** start of DATA EXCERPTS **
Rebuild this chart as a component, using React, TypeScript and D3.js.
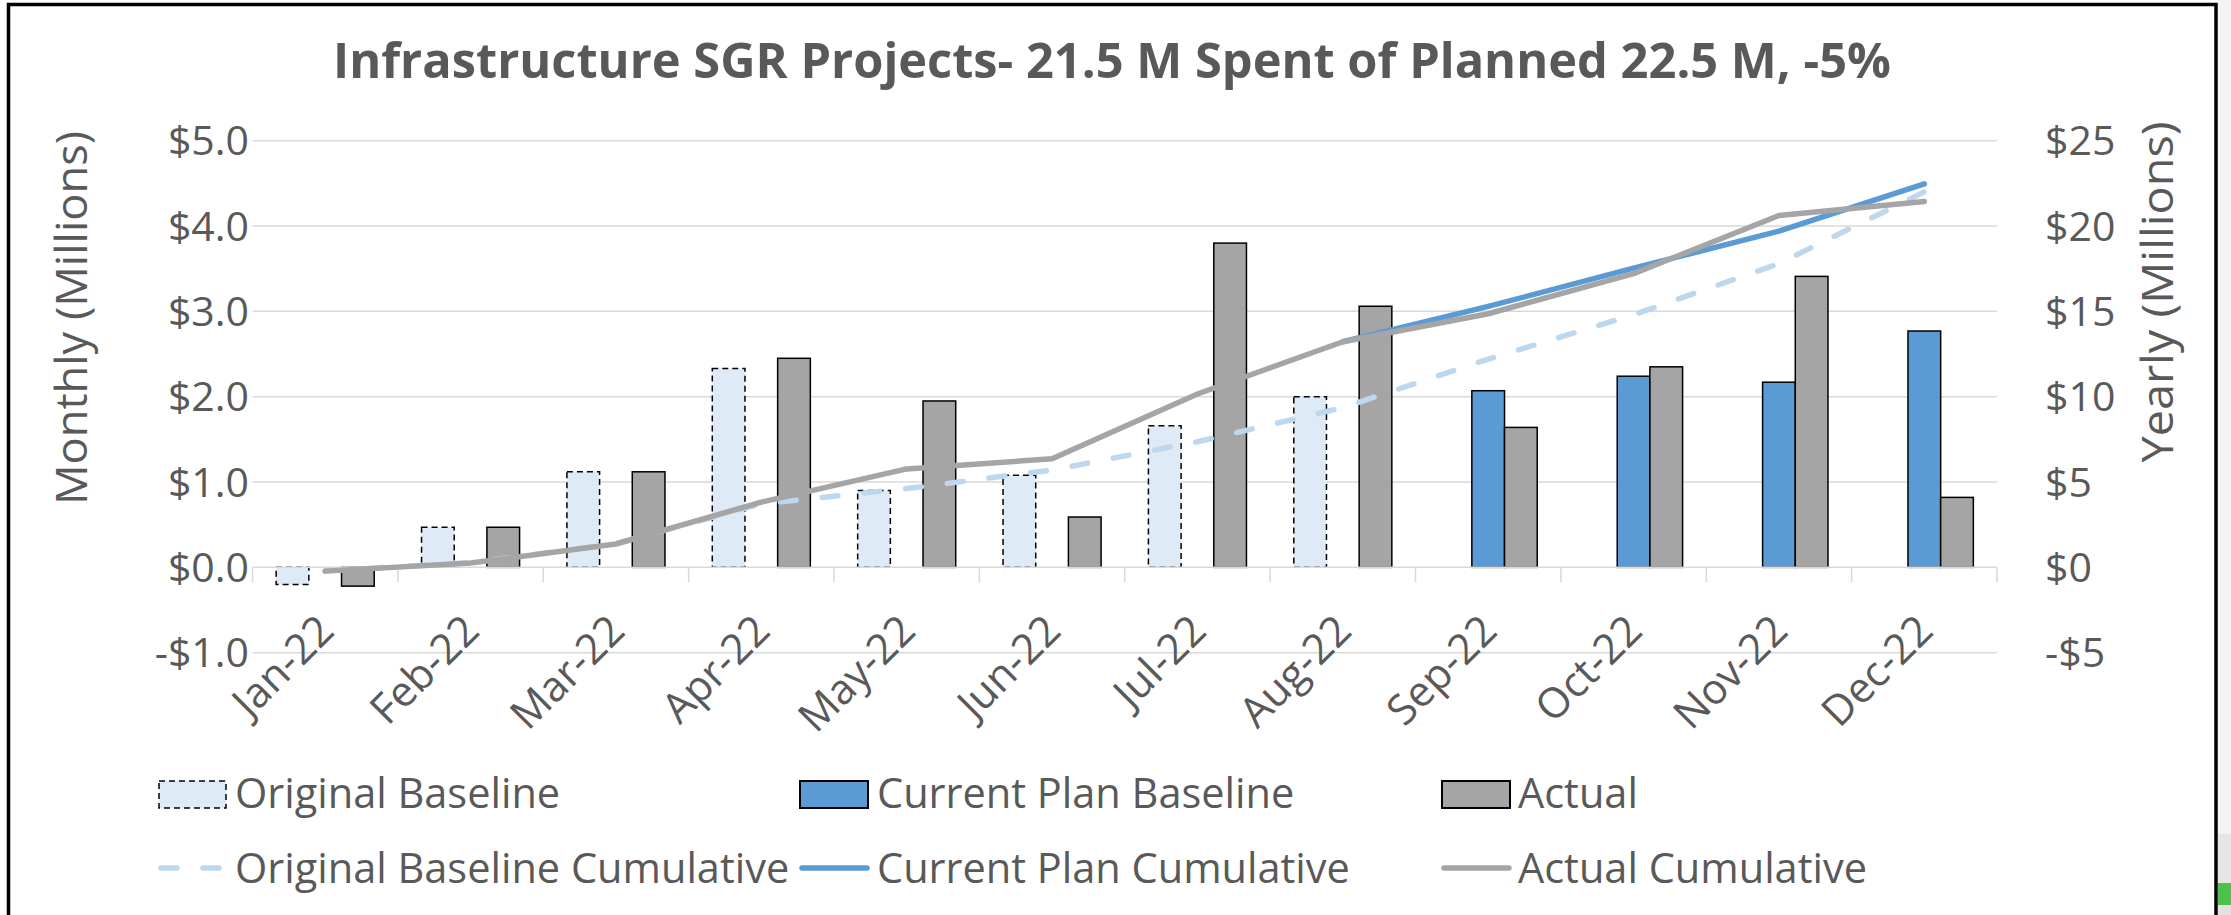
import * as d3 from 'd3';
import React from 'react';

// monthly values in $M
const months = ['Jan-22', 'Feb-22', 'Mar-22', 'Apr-22', 'May-22', 'Jun-22', 'Jul-22', 'Aug-22', 'Sep-22', 'Oct-22', 'Nov-22', 'Dec-22'];
const originalBaseline = [-0.2, 0.47, 1.12, 2.33, 0.9, 1.08, 1.66, 2.0, null, null, null, null];
const currentPlanBaseline = [null, null, null, null, null, null, null, null, 2.07, 2.24, 2.17, 2.77];
const actual = [-0.22, 0.47, 1.12, 2.45, 1.95, 0.59, 3.8, 3.06, 1.64, 2.35, 3.41, 0.82];

// cumulative values in $M (right axis)
const originalCumulative = [-0.2, 0.27, 1.39, 3.72, 4.62, 5.7, 7.36, 9.36, 12.2, 14.8, 17.8, 22.0];
const currentPlanCumulative = [null, null, null, null, null, null, null, 13.22, 15.29, 17.53, 19.7, 22.47];
const actualCumulative = [-0.22, 0.25, 1.37, 3.82, 5.77, 6.36, 10.16, 13.22, 14.86, 17.21, 20.62, 21.44];

const leftTicks = [-1, 0, 1, 2, 3, 4, 5];
const rightTicks = [-5, 0, 5, 10, 15, 20, 25];
const barSeries = ['Original Baseline', 'Current Plan Baseline', 'Actual'];

const textColor = '#595959';
const gridColor = '#d9d9d9';
const font = '"Open Sans", sans-serif';

export default function App() {
  const W = 2231, H = 915;
  const left = 252.5, right = 1997, top = 140.7, bottom = 652.7;

  const x = d3.scaleBand<string>().domain(months).range([left, right]).paddingInner(0).paddingOuter(0);
  const xs = d3.scaleBand<string>().domain(barSeries).range([0, x.bandwidth()]).paddingInner(0).paddingOuter(0.724);
  const yL = d3.scaleLinear().domain([-1, 5]).range([bottom, top]);
  const yR = d3.scaleLinear().domain([-5, 25]).range([bottom, top]);
  const cx = (i: number) => (x(months[i]) as number) + x.bandwidth() / 2;

  const line = d3.line<number | null>()
    .defined(d => d != null)
    .x((d, i) => cx(i))
    .y(d => yR(d as number));

  const barData: { key: string; vals: (number | null)[]; fill: string; dash?: string }[] = [
    { key: 'Original Baseline', vals: originalBaseline, fill: '#deebf7', dash: '6 4' },
    { key: 'Current Plan Baseline', vals: currentPlanBaseline, fill: '#5b9bd5' },
    { key: 'Actual', vals: actual, fill: '#a5a5a5' },
  ];

  const fmtL = (v: number) => (v < 0 ? '-$' : '$') + Math.abs(v).toFixed(1);
  const fmtR = (v: number) => (v < 0 ? '-$' : '$') + Math.abs(v);

  const boundaries = months.map(m => x(m) as number).concat([right]);

  return (
    <svg width={W} height={H} style={{ position: 'absolute', left: 0, top: 0, background: '#fff' }} fontFamily={font}>
      <rect x={0} y={0} width={W} height={H} fill="#fff" />
      {/* strip outside the chart frame */}
      <rect x={2218} y={0} width={13} height={834} fill="#f4f4f4" />
      <rect x={2218} y={834} width={13} height={49} fill="#e6e6e6" />
      <rect x={2218} y={883} width={13} height={22} fill="#4cc24c" />
      <rect x={2218} y={905} width={13} height={10} fill="#e2e2e2" />
      <path d={`M8.5,${H} V4.5 H2216 V${H}`} fill="none" stroke="#000" strokeWidth={3.5} />

      <text x={1112} y={78} textAnchor="middle" fontSize={49} fontWeight={700} fill={textColor}
        textLength={1558} lengthAdjust="spacingAndGlyphs">
        Infrastructure SGR Projects- 21.5 M Spent of Planned 22.5 M, -5%
      </text>

      {/* gridlines */}
      {leftTicks.filter(t => t !== 0).map(t => (
        <line key={t} x1={left} x2={right} y1={yL(t)} y2={yL(t)} stroke={gridColor} strokeWidth={1.5} />
      ))}

      {/* bars */}
      {barData.map(s => (
        <g key={s.key}>
          {s.vals.map((v, i) => v == null ? null : (
            <rect key={i}
              x={(x(months[i]) as number) + (xs(s.key) as number)}
              y={Math.min(yL(v), yL(0))}
              width={xs.bandwidth()}
              height={Math.abs(yL(v) - yL(0))}
              fill={s.fill} stroke="#000" strokeWidth={1.5}
              strokeDasharray={s.dash} />
          ))}
        </g>
      ))}

      {/* category axis */}
      <line x1={left} x2={right} y1={yL(0)} y2={yL(0)} stroke={gridColor} strokeWidth={1.5} />
      {boundaries.map((b, i) => (
        <line key={i} x1={b} x2={b} y1={yL(0)} y2={yL(0) + 15} stroke={gridColor} strokeWidth={1.5} />
      ))}

      {/* cumulative lines */}
      <path d={line(originalCumulative) || ''} fill="none" stroke="#bdd7ee" strokeWidth={5.5}
        strokeDasharray="16 26" strokeLinecap="round" strokeLinejoin="round" />
      <path d={line(currentPlanCumulative) || ''} fill="none" stroke="#5b9bd5" strokeWidth={5.5}
        strokeLinecap="round" strokeLinejoin="round" />
      <path d={line(actualCumulative) || ''} fill="none" stroke="#a5a5a5" strokeWidth={5.5}
        strokeLinecap="round" strokeLinejoin="round" />

      {/* left axis */}
      {leftTicks.map(t => (
        <text key={t} x={249} y={yL(t)} dy="0.36em" textAnchor="end" fontSize={41} fill={textColor}>{fmtL(t)}</text>
      ))}
      {/* right axis */}
      {rightTicks.map(t => (
        <text key={t} x={2045} y={yR(t)} dy="0.36em" textAnchor="start" fontSize={41} fill={textColor}>{fmtR(t)}</text>
      ))}

      <text transform="translate(87,318) rotate(-90)" textAnchor="middle" fontSize={43} fill={textColor}
        textLength={374} lengthAdjust="spacingAndGlyphs">Monthly (Millions)</text>
      <text transform="translate(2173,292) rotate(-90)" textAnchor="middle" fontSize={43} fill={textColor}
        textLength={341} lengthAdjust="spacingAndGlyphs">Yearly (Millions)</text>

      {/* month labels */}
      {months.map((m, i) => (
        <text key={m} transform={`translate(${cx(i) + 11},633) rotate(-45)`} textAnchor="end" fontSize={42} fill={textColor}>{m}</text>
      ))}

      {/* legend */}
      <g fontSize={41.5} fill={textColor}>
        <rect x={159} y={781} width={67} height={27} fill="#deebf7" stroke="#000" strokeWidth={1.5} strokeDasharray="6 4" />
        <text x={235} y={808}>Original Baseline</text>
        <rect x={800} y={781} width={68} height={27} fill="#5b9bd5" stroke="#000" strokeWidth={2} />
        <text x={877} y={808}>Current Plan Baseline</text>
        <rect x={1442} y={781} width={68} height={27} fill="#a5a5a5" stroke="#000" strokeWidth={2} />
        <text x={1518} y={808}>Actual</text>

        <line x1={161} x2={220} y1={868} y2={868} stroke="#bdd7ee" strokeWidth={5.5} strokeDasharray="16 26" strokeLinecap="round" />
        <text x={235} y={883}>Original Baseline Cumulative</text>
        <line x1={802} x2={867} y1={868} y2={868} stroke="#5b9bd5" strokeWidth={5.5} strokeLinecap="round" />
        <text x={877} y={883}>Current Plan Cumulative</text>
        <line x1={1444} x2={1509} y1={868} y2={868} stroke="#a5a5a5" strokeWidth={5.5} strokeLinecap="round" />
        <text x={1518} y={883}>Actual Cumulative</text>
      </g>
    </svg>
  );
}
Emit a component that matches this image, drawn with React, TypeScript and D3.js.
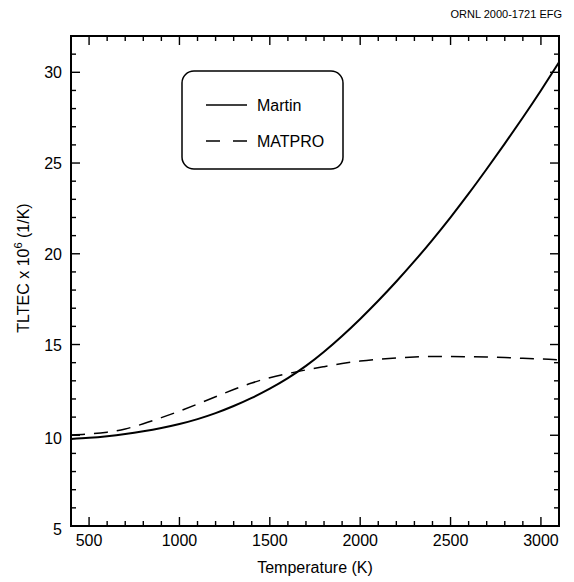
import React from "react";
import * as d3 from "d3";

const temperatures = [400, 500, 600, 700, 800, 900, 1000, 1100, 1200, 1300, 1400, 1500, 1600, 1700, 1800, 1900, 2000, 2100, 2200, 2300, 2400, 2500, 2600, 2700, 2800, 2900, 3000, 3100];
const martin = [9.8, 9.86, 9.95, 10.07, 10.22, 10.4, 10.62, 10.89, 11.22, 11.61, 12.06, 12.57, 13.15, 13.82, 14.6, 15.47, 16.41, 17.41, 18.47, 19.59, 20.77, 22.01, 23.31, 24.67, 26.07, 27.51, 29.0, 30.55];
const matpro = [10.02, 10.07, 10.17, 10.35, 10.63, 10.97, 11.33, 11.72, 12.12, 12.52, 12.88, 13.17, 13.4, 13.6, 13.78, 13.95, 14.09, 14.19, 14.26, 14.31, 14.34, 14.34, 14.33, 14.31, 14.28, 14.24, 14.2, 14.16];
const xMajorTicks = [500, 1000, 1500, 2000, 2500, 3000];
const yMajorTicks = [5, 10, 15, 20, 25, 30];
const seriesNames = ["Martin", "MATPRO"];

const W = 574, H = 582;
const left = 71, right = 559, top = 36, bottom = 526;
const FONT = "'Liberation Sans', Arial, Helvetica, sans-serif";

export default function App() {
  const x = d3.scaleLinear().domain([400, 3100]).range([left, right]);
  const y = d3.scaleLinear().domain([5, 32]).range([bottom, top]);
  const xMinor = d3.range(400, 3101, 100).filter((v) => v % 500 !== 0);
  const yMinor = d3.range(5, 33, 1).filter((v) => v % 5 !== 0);

  const line = d3
    .line<number>()
    .x((_, i) => x(temperatures[i]))
    .y((d) => y(d))
    .curve(d3.curveNatural);

  const majorLen = 9, minorLen = 5;
  const yLabelOffset = (t: number) => (t === 5 ? 3 : t === 10 ? 3 : 0);

  return (
    <svg width={W} height={H} style={{ position: "absolute", left: 0, top: 0, background: "#fff" }} fontFamily={FONT}>
      <rect x={0} y={0} width={W} height={H} fill="#fff" />
      <text x={562} y={18} fontSize={11} textAnchor="end" fill="#000">ORNL 2000-1721 EFG</text>

      <g stroke="#000" strokeWidth={1.4}>
        {xMajorTicks.map((t) => (
          <g key={"xM" + t}>
            <line x1={x(t)} x2={x(t)} y1={bottom} y2={bottom - majorLen} />
            <line x1={x(t)} x2={x(t)} y1={top} y2={top + majorLen} />
          </g>
        ))}
        {xMinor.map((t) => (
          <g key={"xm" + t}>
            <line x1={x(t)} x2={x(t)} y1={bottom} y2={bottom - minorLen} />
            <line x1={x(t)} x2={x(t)} y1={top} y2={top + minorLen} />
          </g>
        ))}
        {yMajorTicks.map((t) => (
          <g key={"yM" + t}>
            <line x1={left} x2={left + majorLen} y1={y(t)} y2={y(t)} />
            <line x1={right} x2={right - majorLen} y1={y(t)} y2={y(t)} />
          </g>
        ))}
        {yMinor.map((t) => (
          <g key={"ym" + t}>
            <line x1={left} x2={left + minorLen} y1={y(t)} y2={y(t)} />
            <line x1={right} x2={right - minorLen} y1={y(t)} y2={y(t)} />
          </g>
        ))}
      </g>

      <path d={line(martin) || ""} fill="none" stroke="#000" strokeWidth={2} />
      <path d={line(matpro) || ""} fill="none" stroke="#000" strokeWidth={1.5} strokeDasharray="14,9" />

      <rect x={left} y={top} width={right - left} height={bottom - top} fill="none" stroke="#000" strokeWidth={2} />

      {xMajorTicks.map((t) => (
        <text key={"xl" + t} x={x(t)} y={546} fontSize={16} textAnchor="middle" fill="#000">{t}</text>
      ))}
      {yMajorTicks.map((t) => (
        <text key={"yl" + t} x={62} y={y(t) + 6 + yLabelOffset(t)} fontSize={16} textAnchor="end" fill="#000">{t}</text>
      ))}

      <text x={(left + right) / 2} y={573} fontSize={16} textAnchor="middle" fill="#000">Temperature (K)</text>
      <text transform={`translate(28.5, 268) rotate(-90)`} fontSize={16} textAnchor="middle" fill="#000">
        TLTEC x 10<tspan fontSize={11} dy={-7}>6</tspan><tspan dy={7}> (1/K)</tspan>
      </text>

      <rect x={182} y={71} width={161} height={98} rx={12} ry={12} fill="#fff" stroke="#000" strokeWidth={1.5} />
      <line x1={206} x2={247} y1={105} y2={105} stroke="#000" strokeWidth={1.3} />
      <text x={257} y={111} fontSize={16} fill="#000">{seriesNames[0]}</text>
      <line x1={206} x2={247} y1={141} y2={141} stroke="#000" strokeWidth={1.3} strokeDasharray="14,13" />
      <text x={257} y={147} fontSize={16} fill="#000">{seriesNames[1]}</text>
    </svg>
  );
}
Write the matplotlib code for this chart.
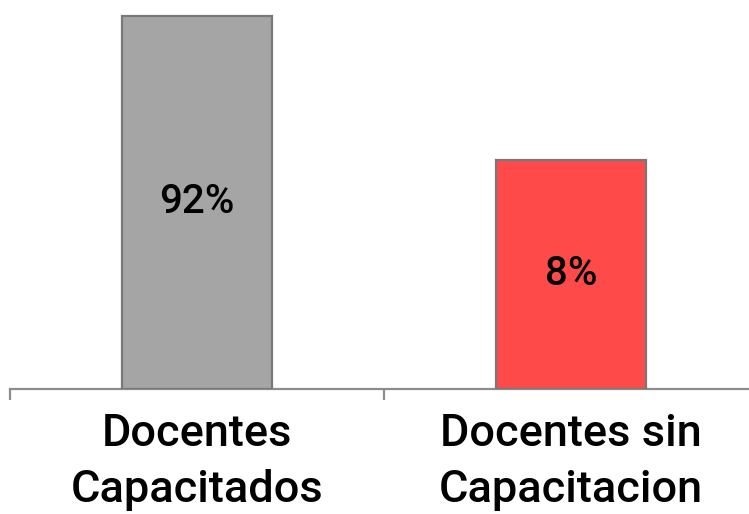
import numpy as np
import matplotlib.pyplot as plt
from matplotlib.ticker import FixedLocator, NullLocator

plt.rcParams["font.family"] = ["Roboto", "DejaVu Sans"]

# data
categories = ["Docentes\nCapacitados", "Docentes sin\nCapacitacion"]
values = [92, 8]
labels = ["92%", "8%"]
colors = ["#a5a5a5", "#ff4a4a"]

# log axis limits (the original bars are not drawn proportionally)
y_bottom, y_top = 0.1646, 120.6

W, H = 749, 514
fig = plt.figure(figsize=(W / 100, H / 100), dpi=100)
ax = fig.add_axes([10 / W, 125 / H, 748 / W, 389 / H])

x = np.arange(len(values))
ax.set_yscale("log")
ax.bar(x, [v - y_bottom for v in values], bottom=y_bottom, width=0.4,
       color=colors, edgecolor="#787878", linewidth=1.6, zorder=3)

for xi, v, lab in zip(x, values, labels):
    ymid = np.sqrt(v * y_bottom)
    ax.text(xi, ymid, lab, ha="center", va="center", fontsize=29,
            fontweight="medium", color="black", zorder=4)

ax.set_xlim(-0.5, 1.5)
ax.set_ylim(y_bottom, y_top)

for s in ["left", "right", "top"]:
    ax.spines[s].set_visible(False)
ax.spines["bottom"].set_color("#8c8c8c")
ax.spines["bottom"].set_linewidth(1.6)

ax.yaxis.set_major_locator(NullLocator())
ax.yaxis.set_minor_locator(NullLocator())

ax.set_xticks(x)
ax.set_xticklabels(categories, fontsize=32.5, fontweight="medium", linespacing=1.45)
ax.tick_params(axis="x", which="major", length=0, pad=17)
ax.xaxis.set_minor_locator(FixedLocator([-0.5, 0.5, 1.5]))
ax.tick_params(axis="x", which="minor", length=8, width=1.6, color="#8c8c8c",
               direction="out")

fig.savefig("out.png", dpi=100)
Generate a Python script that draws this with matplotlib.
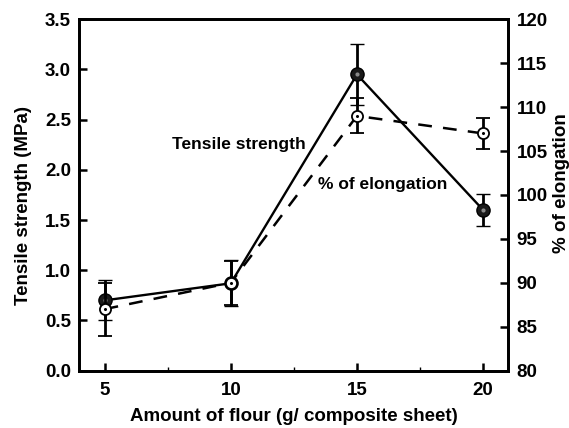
** end of DATA EXCERPTS **
Find the string "with" in the records, then copy each line where it occurs.

Emit a component that matches this image, drawn with React, TypeScript and D3.js.
Generate a Python script that draws this with matplotlib.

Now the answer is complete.